What I'm wanting to find out is the values being used for "model" "use_enhanced" and "confidence" are good?

if (this.newStreamRequired()) {
  if (this.stream) {
    this.stream.destroy();
  }

  var request = {
    config: {
      encoding: "MULAW",
      sampleRateHertz: 8000,
      languageCode: "en-US",
      model: 'phone_call',
      use_enhanced: true,
      confidence: 1.0
    },
    single_utterance: false,
    interimResults: false,
    is_final: true
    
  };

  this.streamCreatedAt = new Date();
  this.stream = speech
    .streamingRecognize(request)
    .on("error", console.error)
    .on("data", (data) => {
      const result = data.results[0];
       if (result === undefined || result.alternatives[0] === undefined) {
         return;
       } 
      this.emit('transcription', result.alternatives[0].transcript);
    });
}

Solution

  • In general it is difficult to assess if your options are indeed the best. The best approach you can take is to study the alternatives, run a couple tests and stick to the parameters that yield the best results.

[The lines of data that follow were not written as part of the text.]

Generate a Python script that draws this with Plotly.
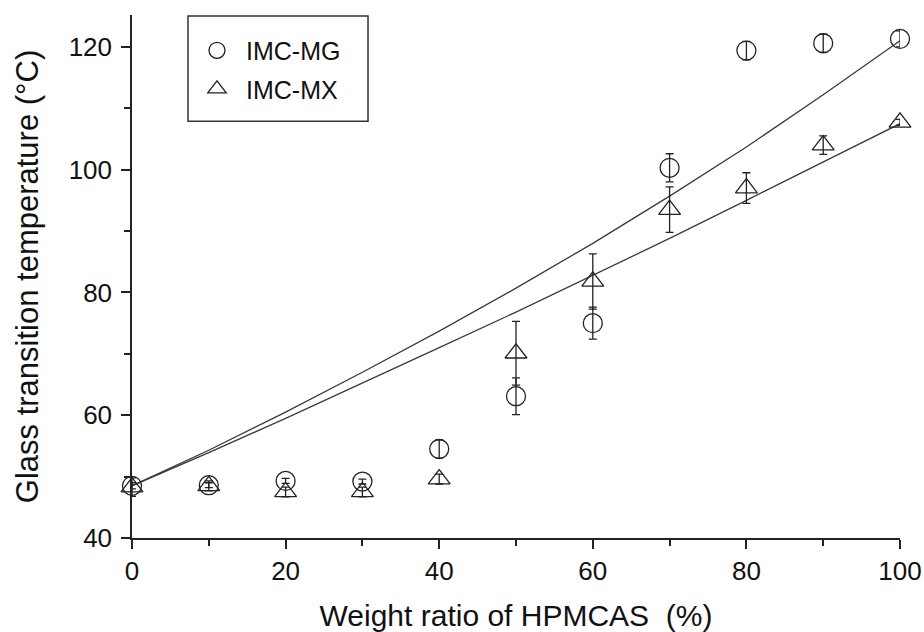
import plotly.graph_objects as go

# HPMCAS weight ratio (%)
ratio = [0, 10, 20, 30, 40, 50, 60, 70, 80, 90, 100]

# Measured glass transition temperatures (°C) with error bars
tg_mg = [48.5, 48.6, 49.3, 49.2, 54.5, 63.1, 75.0, 100.3, 119.4, 120.6, 121.3]
err_mg = [0.5, 0.4, 0.4, 0.4, 1.5, 3.0, 2.6, 2.3, 1.5, 1.5, 1.3]
tg_mx = [48.3, 48.5, 47.5, 47.5, 49.6, 70.1, 81.8, 93.5, 97.0, 104.0, 107.7]
err_mx = [1.5, 0.8, 0.8, 0.8, 0.8, 5.2, 4.5, 3.7, 2.5, 1.5, 0.5]

# Predicted Tg curves for the two systems
pred_mg = [48.5, 54.3, 60.5, 67.0, 73.7, 80.7, 88.0, 95.7, 103.7, 112.2, 121.0]
pred_mx = [48.5, 53.9, 59.5, 65.2, 71.0, 76.8, 82.8, 88.8, 95.0, 101.2, 107.5]

INK = "#222222"
TEXT = "#111111"
FONT = "Arial, Liberation Sans, sans-serif"

fig = go.Figure()

for pred in (pred_mg, pred_mx):
    fig.add_trace(go.Scatter(
        x=ratio, y=pred, mode="lines", showlegend=False,
        line=dict(color="#3a3a3a", width=1.3), hoverinfo="skip",
    ))

fig.add_trace(go.Scatter(
    x=ratio, y=tg_mg, mode="markers", name="IMC-MG",
    legendgroup="mg", cliponaxis=False,
    marker=dict(symbol="circle-open", size=19, color=INK, line=dict(width=1.3)),
    error_y=dict(type="data", array=err_mg, color=INK, thickness=1.3, width=4),
))
fig.add_trace(go.Scatter(
    x=ratio, y=tg_mx, mode="markers", name="IMC-MX",
    legendgroup="mx", cliponaxis=False,
    marker=dict(symbol="triangle-up-open", size=19, color=INK, line=dict(width=1.3)),
    error_y=dict(type="data", array=err_mx, color=INK, thickness=1.3, width=4),
))

axis_common = dict(
    showline=True, linecolor=INK, linewidth=1.5,
    ticks="outside", ticklen=9, tickwidth=1.5, tickcolor=INK,
    showgrid=False, zeroline=False,
    tickfont=dict(family=FONT, size=26, color=TEXT),
)

fig.update_layout(
    template="none",
    width=924, height=632,
    margin=dict(l=132, r=24, t=15, b=94),
    paper_bgcolor="white", plot_bgcolor="white",
    font=dict(family=FONT, color=TEXT),
    xaxis=dict(
        range=[0, 100], tick0=0, dtick=20, automargin=False,
        minor=dict(dtick=10, ticks="outside", ticklen=6, tickwidth=1.5, tickcolor=INK),
        title=dict(text="Weight ratio of HPMCAS\u00a0 (%)",
                   font=dict(family=FONT, size=30, color=TEXT)),
        **axis_common,
    ),
    yaxis=dict(
        range=[40, 125.2], tick0=0, dtick=20, automargin=True,
        minor=dict(dtick=10, ticks="outside", ticklen=6, tickwidth=1.5, tickcolor=INK),
        ticklabelstandoff=4,
        title=dict(text="Glass transition temperature (°C)",
                   font=dict(family=FONT, size=31, color=TEXT), standoff=21),
        **axis_common,
    ),
    legend=dict(
        x=0.0729, y=0.976, xanchor="left", yanchor="top",
        borderwidth=0, bgcolor="rgba(0,0,0,0)",
        font=dict(family=FONT, size=25, color=TEXT),
        itemwidth=48, tracegroupgap=3,
    ),
    # frame around the legend entries
    shapes=[dict(
        type="rect", xref="paper", yref="paper",
        x0=0.0729, x1=0.3073, y0=0.797, y1=0.998,
        line=dict(color="#333333", width=1.5), layer="above",
    )],
)

fig.write_html("out.html")
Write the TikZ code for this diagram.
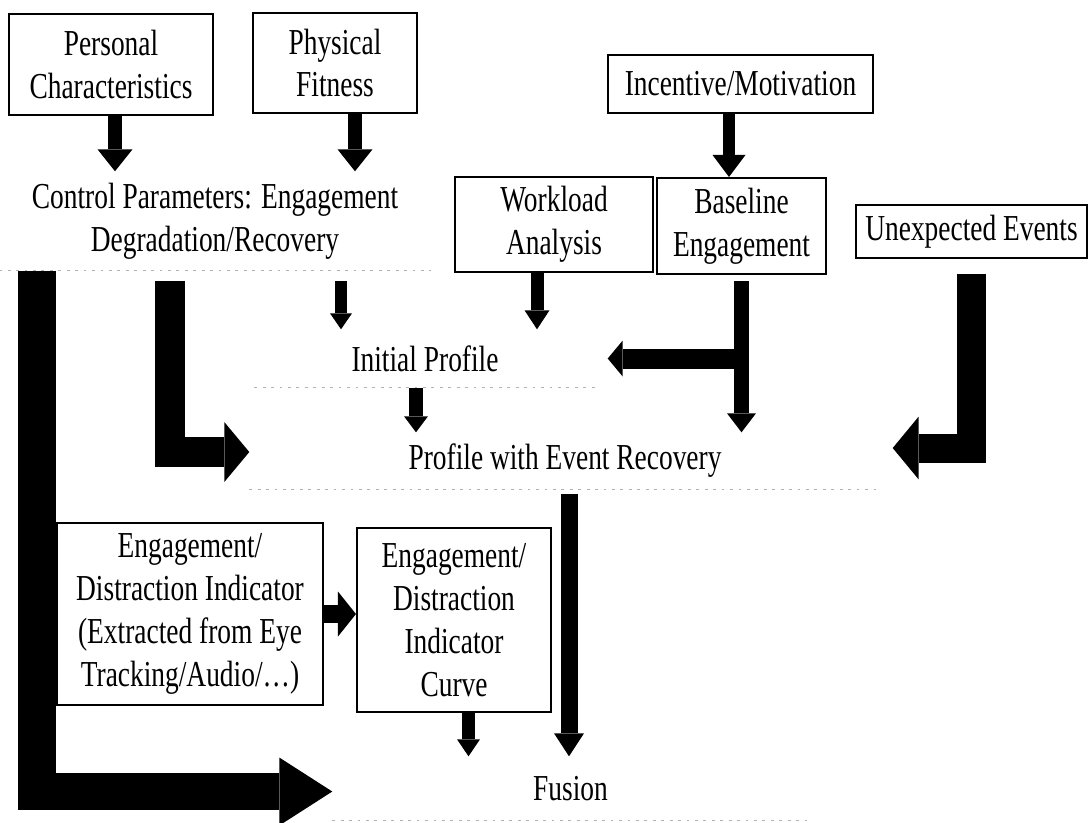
\documentclass[tikz,border=0pt]{standalone}
\usepackage{fontspec}
\setmainfont{Liberation Serif}[FakeStretch=0.75]
\usetikzlibrary{arrows.meta}

\begin{document}
\begin{tikzpicture}[font=\fontsize{10.4}{12.2}\selectfont,
  box/.style={draw, line width=0.6pt, align=center, inner sep=0pt},
  plain/.style={align=center, inner sep=0pt},
  scan/.style={gray!60, line width=0.4pt, dash pattern=on 0.8pt off 1.6pt},
  fat/.style args={#1/#2/#3}{line width=#1, line join=miter, -{Triangle[length=#2,width=#3,line width=0pt]}}]

\useasboundingbox (0,0) rectangle (10.89,-8.22);

% inputs
\node[box, minimum width=2.04cm, minimum height=1.01cm] (pers) at (1.11,-0.645) {Personal\\Characteristics};
\node[box, minimum width=1.64cm, minimum height=1.00cm] (phys) at (3.35,-0.63) {Physical\\Fitness};
\node[box, minimum width=2.65cm, minimum height=0.58cm] (incent) at (7.405,-0.84) {Incentive/Motivation};
\node[box, minimum width=1.98cm, minimum height=0.95cm] (work) at (5.54,-2.245) {Workload\\Analysis};
\node[box, minimum width=1.69cm, minimum height=0.96cm] (base) at (7.415,-2.26) {Baseline\\Engagement};
\node[box, minimum width=2.31cm, minimum height=0.53cm] (unexp) at (9.715,-2.315) {Unexpected Events};

% profiles
\node[plain, minimum width=4.30cm, minimum height=0.98cm] (ctrl) at (2.15,-2.21) {Control Parameters: Engagement\\Degradation/Recovery};
\node[plain, minimum width=3.40cm, minimum height=0.57cm] (init) at (4.25,-3.585) {Initial Profile};
\node[plain, minimum width=6.30cm, minimum height=0.56cm] (prof) at (5.65,-4.61) {Profile with Event Recovery};

% indicator
\node[box, minimum width=2.66cm, minimum height=1.82cm] (indic) at (1.90,-6.14) {Engagement/\\Distraction Indicator\\(Extracted from Eye\\Tracking/Audio/\dots)};
\node[box, minimum width=1.94cm, minimum height=1.84cm] (curve) at (4.54,-6.20) {Engagement/\\Distraction\\Indicator\\Curve};

\node[plain, minimum width=4.75cm, minimum height=0.63cm] (fusion) at (5.705,-7.885) {Fusion};

\foreach \n in {ctrl,init,prof,fusion}
  \draw[scan] (\n.south west) -- (\n.south east);

% arrows
\draw[fat=1.4mm/2.2mm/3.5mm] ([xshift=0.4mm]pers.south) -- ([xshift=0.4mm]pers.south |- ctrl.north);
\draw[fat=1.4mm/2.2mm/3.5mm] ([xshift=2mm]phys.south) -- ([xshift=2mm]phys.south |- ctrl.north);
\draw[fat=1.2mm/2.2mm/3.3mm] ([xshift=-1.15mm]incent.south) -- ([xshift=-1.15mm]incent.south |- base.north);

\draw[fat=1.2mm/1.6mm/2.2mm] ([xshift=-8.4mm,yshift=-1mm]init.north |- ctrl.south) -- ([xshift=-8.4mm]init.north);
\draw[fat=1.3mm/1.9mm/2.5mm] ([xshift=-1.7mm]work.south) -- ([xshift=-1.7mm]work.south |- init.north);
\draw[fat=1.5mm/1.9mm/2.9mm] ([yshift=-0.6mm]base.south) -- (base.south |- prof.north);
\draw[fat=2mm/1.5mm/3.6mm] (base.south |- init.east) -- ([xshift=1.2mm]init.east);
\draw[fat=1.4mm/1.6mm/2.4mm] ([xshift=-0.9mm]init.south) -- ([xshift=-0.9mm]init.south |- prof.north);

\draw[fat=2.9mm/2.6mm/6.3mm] ([yshift=-1.5mm]unexp.south) |- ([xshift=1.2mm,yshift=1.3mm]prof.east);
\draw[fat=3mm/2.5mm/6mm] ([xshift=-4.5mm,yshift=-1mm]ctrl.south) |- ([yshift=0.9mm]prof.west);
\draw[fat=3.7mm/5.3mm/6.8mm] ([xshift=-17.8mm]ctrl.south) |- ([yshift=-0.3mm]fusion.west);

\draw[fat=1.8mm/1.8mm/4.5mm] (indic.east) -- (indic.east -| curve.west);
\draw[fat=1.3mm/1.7mm/2.3mm] ([xshift=1.45mm]curve.south) -- ([xshift=1.45mm]curve.south |- fusion.north);
\draw[fat=1.7mm/2.3mm/3mm] ([xshift=0.4mm,yshift=-0.4mm]prof.south) -- ([xshift=0.4mm]prof.south |- fusion.north);

\end{tikzpicture}
\end{document}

    In any case, let’s examine your particular case:

    • Model: The best model for 8000Hz is phone_call as stated in here. The other alternatives are better fits for 16000Hz audio.
    • Use_enhanced: The only options are true/false. It should be easy to run tests with both approaches. On paper, using an enhanced model should yield better results, especially for phone call model (see).
    • Confidence: This field is typically a value in the response, I don’t think it can be included in the default request config. Notice that a streaming config is based upon the default config.

    All in all, I think your parameters on the request have the proper values except for the confidence value which might not be fit for the request parameters.